Brief: Collect from the data below each line with "React".

Collected material:
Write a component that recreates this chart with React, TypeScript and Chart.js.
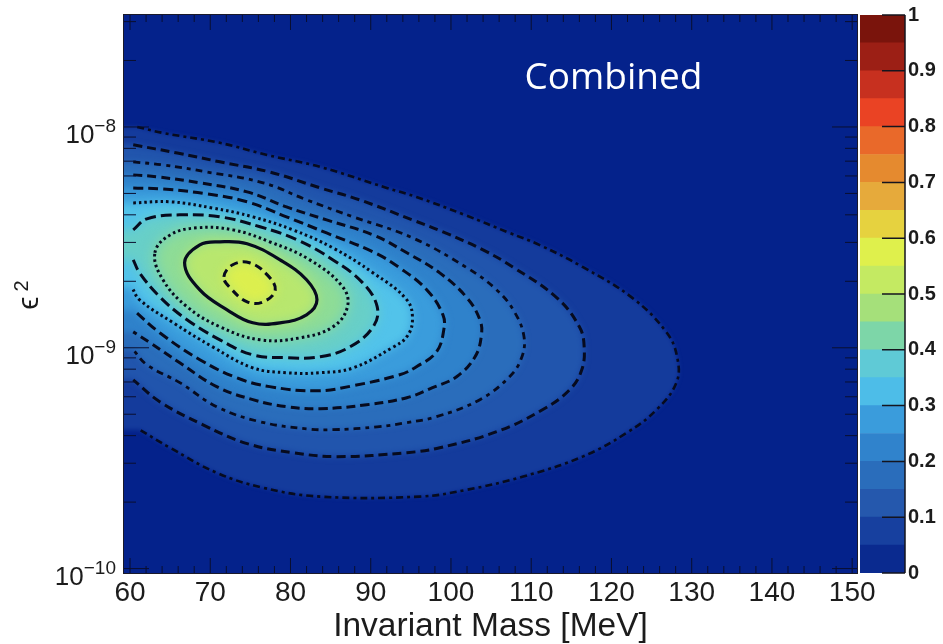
import React, { useEffect, useRef } from "react";
import { Chart, registerables } from "chart.js";

Chart.register(...registerables);

const xTickValues = [60, 70, 80, 90, 100, 110, 120, 130, 140, 150];
const yDecades = [-10, -9, -8];
const barTicks = [0, 0.1, 0.2, 0.3, 0.4, 0.5, 0.6, 0.7, 0.8, 0.9, 1];

const barColors = [
  "#0a2a8f", "#17409f", "#2558ad", "#2a6dbb", "#3083cc", "#3a9cdc", "#4dbde8", "#5fcad6", "#7dd6a8", "#a5e07a",
  "#c4ea62", "#dff04c", "#e6d23f", "#e6aa3b", "#e58a2f", "#e9692a", "#ea4324", "#c7301f", "#9c1f15", "#7a140c",
];

const c1Mass = [60.9, 64.1, 71.2, 77.1, 83.7, 92.0, 95.7, 101.7, 107.3, 111.0, 116.4, 122.6, 126.9, 128.2, 128.1, 125.6, 121.9, 116.4, 108.9, 102.0, 96.1, 83.7, 76.6, 70.8, 65.0, 61.2];
const c1Log = [-8.0, -8.027, -8.072, -8.127, -8.181, -8.276, -8.317, -8.398, -8.48, -8.534, -8.634, -8.774, -8.932, -9.045, -9.158, -9.281, -9.385, -9.493, -9.584, -9.643, -9.674, -9.674, -9.634, -9.566, -9.453, -9.371];
const c2Mass = [60.4, 65.9, 71.2, 77.4, 83.7, 88.6, 95.2, 99.0, 104.0, 107.7, 113.2, 116.0, 116.6, 116.3, 114.8, 111.4, 105.7, 98.6, 94.5, 85.8, 80.3, 74.6, 69.1, 63.7, 60.4];
const c2Log = [-8.081, -8.118, -8.158, -8.204, -8.276, -8.33, -8.421, -8.475, -8.557, -8.634, -8.774, -8.905, -8.996, -9.1, -9.19, -9.281, -9.38, -9.453, -9.475, -9.493, -9.475, -9.434, -9.349, -9.244, -9.145];
const c3Mass = [60.4, 64.1, 69.6, 76.6, 82.0, 87.8, 95.2, 102.0, 105.7, 107.9, 109.1, 108.8, 107.3, 103.6, 98.2, 94.5, 90.8, 85.3, 82.0, 76.2, 70.8, 66.2, 62.1, 60.4];
const c3Log = [-8.158, -8.172, -8.204, -8.253, -8.33, -8.407, -8.502, -8.638, -8.738, -8.837, -8.95, -9.045, -9.131, -9.235, -9.312, -9.339, -9.358, -9.371, -9.367, -9.335, -9.267, -9.158, -9.077, -9.009];
const c4Mass = [60.4, 63.4, 68.7, 74.6, 79.5, 84.5, 90.3, 94.5, 98.6, 102.0, 103.6, 103.8, 103.0, 100.7, 97.7, 94.5, 89.5, 83.7, 79.5, 75.3, 70.8, 66.2, 62.5, 60.4];
const c4Log = [-8.217, -8.226, -8.253, -8.294, -8.362, -8.421, -8.489, -8.57, -8.661, -8.774, -8.873, -8.941, -9.041, -9.131, -9.181, -9.226, -9.258, -9.276, -9.267, -9.235, -9.176, -9.068, -8.977, -8.928];
const c5Mass = [60.4, 64.1, 69.6, 74.6, 79.5, 84.5, 90.3, 93.6, 97.0, 99.0, 99.1, 98.2, 95.7, 93.6, 87.8, 83.3, 77.4, 73.3, 68.7, 63.7, 60.4];
const c5Log = [-8.276, -8.281, -8.303, -8.339, -8.407, -8.48, -8.566, -8.638, -8.738, -8.851, -8.919, -9.018, -9.086, -9.122, -9.172, -9.195, -9.176, -9.136, -9.054, -8.932, -8.828];
const c6Mass = [60.4, 65.0, 70.3, 75.3, 80.3, 85.3, 90.3, 94.5, 95.2, 94.5, 92.7, 87.8, 83.7, 79.5, 75.3, 70.3, 65.4, 61.2, 60.2];
const c6Log = [-8.344, -8.339, -8.367, -8.407, -8.466, -8.548, -8.661, -8.783, -8.873, -8.95, -8.999, -9.091, -9.113, -9.113, -9.091, -8.996, -8.887, -8.783, -8.724];
const c7Mass = [60.4, 62.1, 66.2, 71.2, 76.2, 80.8, 85.3, 89.0, 90.8, 90.3, 87.4, 83.7, 79.5, 75.3, 71.2, 67.1, 63.7, 61.2, 60.4];
const c7Log = [-8.466, -8.416, -8.398, -8.407, -8.452, -8.511, -8.602, -8.706, -8.814, -8.905, -8.996, -9.041, -9.045, -9.032, -8.964, -8.873, -8.769, -8.661, -8.602];
const c8Mass = [63.1, 65.0, 68.3, 72.8, 77.4, 82.4, 86.5, 87.1, 85.3, 81.2, 76.2, 71.2, 67.1, 64.1];
const c8Log = [-8.57, -8.489, -8.457, -8.466, -8.52, -8.602, -8.724, -8.814, -8.905, -8.955, -8.964, -8.905, -8.814, -8.692];
const c9Mass = [66.8, 68.7, 71.2, 74.6, 78.7, 82.0, 83.3, 82.0, 78.7, 75.3, 72.1, 68.7];
const c9Log = [-8.615, -8.534, -8.52, -8.529, -8.602, -8.692, -8.783, -8.851, -8.887, -8.887, -8.828, -8.738];
const c10Mass = [71.7, 72.8, 74.9, 77.1, 78.1, 76.6, 74.6, 72.5];
const c10Log = [-8.679, -8.624, -8.615, -8.67, -8.738, -8.792, -8.792, -8.729];

const contours = [
  { mass: c1Mass, log: c1Log, fill: "#143b9c", blur: 2, dash: [7, 4, 3, 4], width: 2.6, open: true },
  { mass: c2Mass, log: c2Log, fill: "#2155ad", blur: 3, dash: [9, 5], width: 3, open: true },
  { mass: c3Mass, log: c3Log, fill: "#2a6dbb", blur: 3, dash: [7, 5, 4, 5], width: 2.8, open: true },
  { mass: c4Mass, log: c4Log, fill: "#2f82cb", blur: 3, dash: [9, 5], width: 3, open: true },
  { mass: c5Mass, log: c5Log, fill: "#3a9cdc", blur: 4, dash: [10, 5], width: 3, open: true },
  { mass: c6Mass, log: c6Log, fill: "#52c3ea", blur: 5, dash: [2.5, 3], width: 3, open: true },
  { mass: c7Mass, log: c7Log, fill: "#68cfc8", blur: 6, dash: [11, 5], width: 3, open: true },
  { mass: c8Mass, log: c8Log, fill: "#8edc96", blur: 7, dash: [2.5, 3], width: 3, open: false },
  { mass: c9Mass, log: c9Log, fill: "#b8e76e", blur: 6, dash: [], width: 3.2, open: false },
  { mass: c10Mass, log: c10Log, fill: "#dcef4e", blur: 6, dash: [8, 5], width: 3, open: false },
];

const xTitle = "Invariant Mass [MeV]";
const annotation = "Combined";
const inkColor = "#1c1c1c";
const lineColor = "#070b1e";

const heatPlugin = {
  id: "heat",
  beforeDatasetsDraw(chart: any) {
    const { ctx, chartArea: a } = chart;
    ctx.save();
    ctx.beginPath();
    ctx.rect(a.left, a.top, a.right - a.left, a.bottom - a.top);
    ctx.clip();
    ctx.fillStyle = "#04228b";
    ctx.fillRect(a.left, a.top, a.right - a.left, a.bottom - a.top);
    contours.forEach((c, i) => {
      const meta = chart.getDatasetMeta(i);
      const line = meta.dataset;
      const pts = meta.data;
      if (!c.open) {
        line._loop = true;
        line._fullLoop = true;
        line._pointsUpdated = false;
        delete line._segments;
        delete line._path;
      }
      line.updateControlPoints(a, "x");
      ctx.filter = `blur(${c.blur}px)`;
      ctx.fillStyle = c.fill;
      ctx.beginPath();
      line.path(ctx);
      if (c.open) {
        ctx.lineTo(a.left - 30, pts[pts.length - 1].y);
        ctx.lineTo(a.left - 30, pts[0].y);
      }
      ctx.closePath();
      ctx.fill();
    });
    ctx.filter = "none";
    ctx.restore();
  },
};

const framePlugin = {
  id: "frame",
  afterDatasetsDraw(chart: any) {
    const { ctx, chartArea: a, scales } = chart;
    const x = scales.x;
    const y = scales.y;
    ctx.save();
    ctx.strokeStyle = "#0a0f30";
    ctx.lineWidth = 1;
    ctx.beginPath();
    for (let m = 60; m <= 150; m += 2) {
      const px = x.getPixelForValue(m);
      const len = m % 10 === 0 ? 15 : 7;
      ctx.moveTo(px, a.bottom);
      ctx.lineTo(px, a.bottom - len);
      ctx.moveTo(px, a.top);
      ctx.lineTo(px, a.top + len);
    }
    for (let d = -10; d <= -8; d++) {
      for (let k = 1; k <= 9; k++) {
        const v = k * Math.pow(10, d);
        if (v > y.max) continue;
        const py = y.getPixelForValue(v);
        const len = k === 1 ? 25 : 12;
        ctx.moveTo(a.left, py);
        ctx.lineTo(a.left + len, py);
        ctx.moveTo(a.right, py);
        ctx.lineTo(a.right - len, py);
      }
    }
    ctx.stroke();
    ctx.strokeStyle = "#1a1a2a";
    ctx.strokeRect(a.left - 0.5, a.top - 0.5, a.right - a.left + 1, a.bottom - a.top + 1);

    ctx.fillStyle = inkColor;
    ctx.textBaseline = "alphabetic";
    yDecades.forEach((d) => {
      const py = y.getPixelForValue(Math.pow(10, d));
      const sup = "\u2212" + String(-d);
      ctx.font = '19px "Liberation Sans"';
      ctx.textAlign = "right";
      ctx.fillText(sup, 116, py + 5);
      const w = ctx.measureText(sup).width;
      ctx.font = '26px "Liberation Sans"';
      ctx.fillText("10", 116 - w, py + 16);
    });

    ctx.save();
    ctx.translate(38, 295);
    ctx.rotate(-Math.PI / 2);
    ctx.textAlign = "center";
    ctx.font = '30px "Liberation Sans", "DejaVu Sans"';
    ctx.fillText("\u03F5", -8, 0);
    ctx.font = '20px "Liberation Sans"';
    ctx.fillText("2", 9, -10);
    ctx.restore();

    ctx.fillStyle = "#ffffff";
    ctx.font = '37px "Open Sans"';
    ctx.textAlign = "center";
    ctx.textBaseline = "middle";
    ctx.fillText(annotation, 613.5, 78);
    ctx.restore();
  },
};

const barTickPlugin = {
  id: "barTicks",
  afterDatasetsDraw(chart: any) {
    const { ctx, chartArea: a, scales } = chart;
    ctx.save();
    ctx.strokeStyle = "#14141e";
    ctx.lineWidth = 1.5;
    ctx.beginPath();
    barTicks.forEach((t) => {
      const py = scales.y.getPixelForValue(t);
      ctx.moveTo(a.right, py);
      ctx.lineTo(a.right - 23, py);
    });
    ctx.moveTo(a.right, a.top);
    ctx.lineTo(a.right, a.bottom);
    ctx.stroke();
    ctx.restore();
  },
};

export default function App() {
  const mainRef = useRef<HTMLCanvasElement>(null);
  const barRef = useRef<HTMLCanvasElement>(null);

  useEffect(() => {
    const main = new Chart(mainRef.current as any, {
      type: "scatter",
      data: {
        datasets: contours.map((c, i) => ({
          label: `contour ${i + 1}`,
          data: c.mass.map((m, j) => ({ x: m, y: Math.pow(10, c.log[j]) })),
          showLine: true,
          tension: 0.4,
          borderColor: lineColor,
          borderWidth: c.width,
          borderDash: c.dash,
          pointRadius: 0,
          fill: false,
        })),
      },
      plugins: [heatPlugin, framePlugin],
      options: {
        animation: false,
        responsive: false,
        layout: { padding: { top: 15, right: 86, left: 0, bottom: 0 } },
        plugins: { legend: { display: false }, tooltip: { enabled: false } },
        scales: {
          x: {
            type: "linear",
            min: 59.25,
            max: 150.6,
            afterFit: (s: any) => { s.height = 71; },
            afterBuildTicks: (s: any) => { s.ticks = xTickValues.map((v) => ({ value: v })); },
            grid: { display: false, drawTicks: false },
            border: { display: false },
            ticks: { color: inkColor, font: { family: "Liberation Sans", size: 28 }, padding: 3, maxRotation: 0, autoSkip: false },
            title: { display: true, text: xTitle, color: inkColor, font: { family: "Liberation Sans", size: 33.5, lineHeight: 1 }, padding: 0 },
          },
          y: {
            type: "logarithmic",
            min: Math.pow(10, -10.02),
            max: Math.pow(10, -7.493),
            afterFit: (s: any) => { s.width = 124; },
            grid: { display: false, drawTicks: false },
            border: { display: false },
            ticks: { display: false },
          },
        },
      },
    } as any);

    const bar = new Chart(barRef.current as any, {
      type: "bar",
      data: {
        labels: ["z"],
        datasets: barColors.map((color, i) => ({
          label: `band ${i + 1}`,
          data: [[i / 20, (i + 1) / 20]],
          backgroundColor: color,
          grouped: false,
          barPercentage: 1,
          categoryPercentage: 1,
        })),
      },
      plugins: [barTickPlugin],
      options: {
        animation: false,
        responsive: false,
        layout: { padding: { top: 15, left: 860, right: 0, bottom: 71 } },
        plugins: { legend: { display: false }, tooltip: { enabled: false } },
        scales: {
          x: { display: false },
          y: {
            position: "right",
            min: 0,
            max: 1,
            afterFit: (s: any) => { s.width = 38; },
            afterBuildTicks: (s: any) => { s.ticks = barTicks.map((v) => ({ value: v })); },
            grid: { display: false, drawTicks: false },
            border: { display: false },
            ticks: {
              color: inkColor,
              font: { family: "Liberation Sans", size: 20, weight: "bold" },
              padding: 3,
              autoSkip: false,
              callback: (v: any) => String(Math.round(v * 10) / 10),
            },
          },
        },
      },
    } as any);

    return () => {
      main.destroy();
      bar.destroy();
    };
  }, []);

  return (
    <div style={{ position: "fixed", left: 0, top: 0, width: 943, height: 644, background: "#fff" }}>
      <canvas ref={mainRef} width={943} height={644} style={{ position: "absolute", left: 0, top: 0 }} />
      <canvas ref={barRef} width={943} height={644} style={{ position: "absolute", left: 0, top: 0 }} />
    </div>
  );
}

Answer to this problem:
Write a component that recreates this chart with React, TypeScript and Chart.js.
import React, { useEffect, useRef } from "react";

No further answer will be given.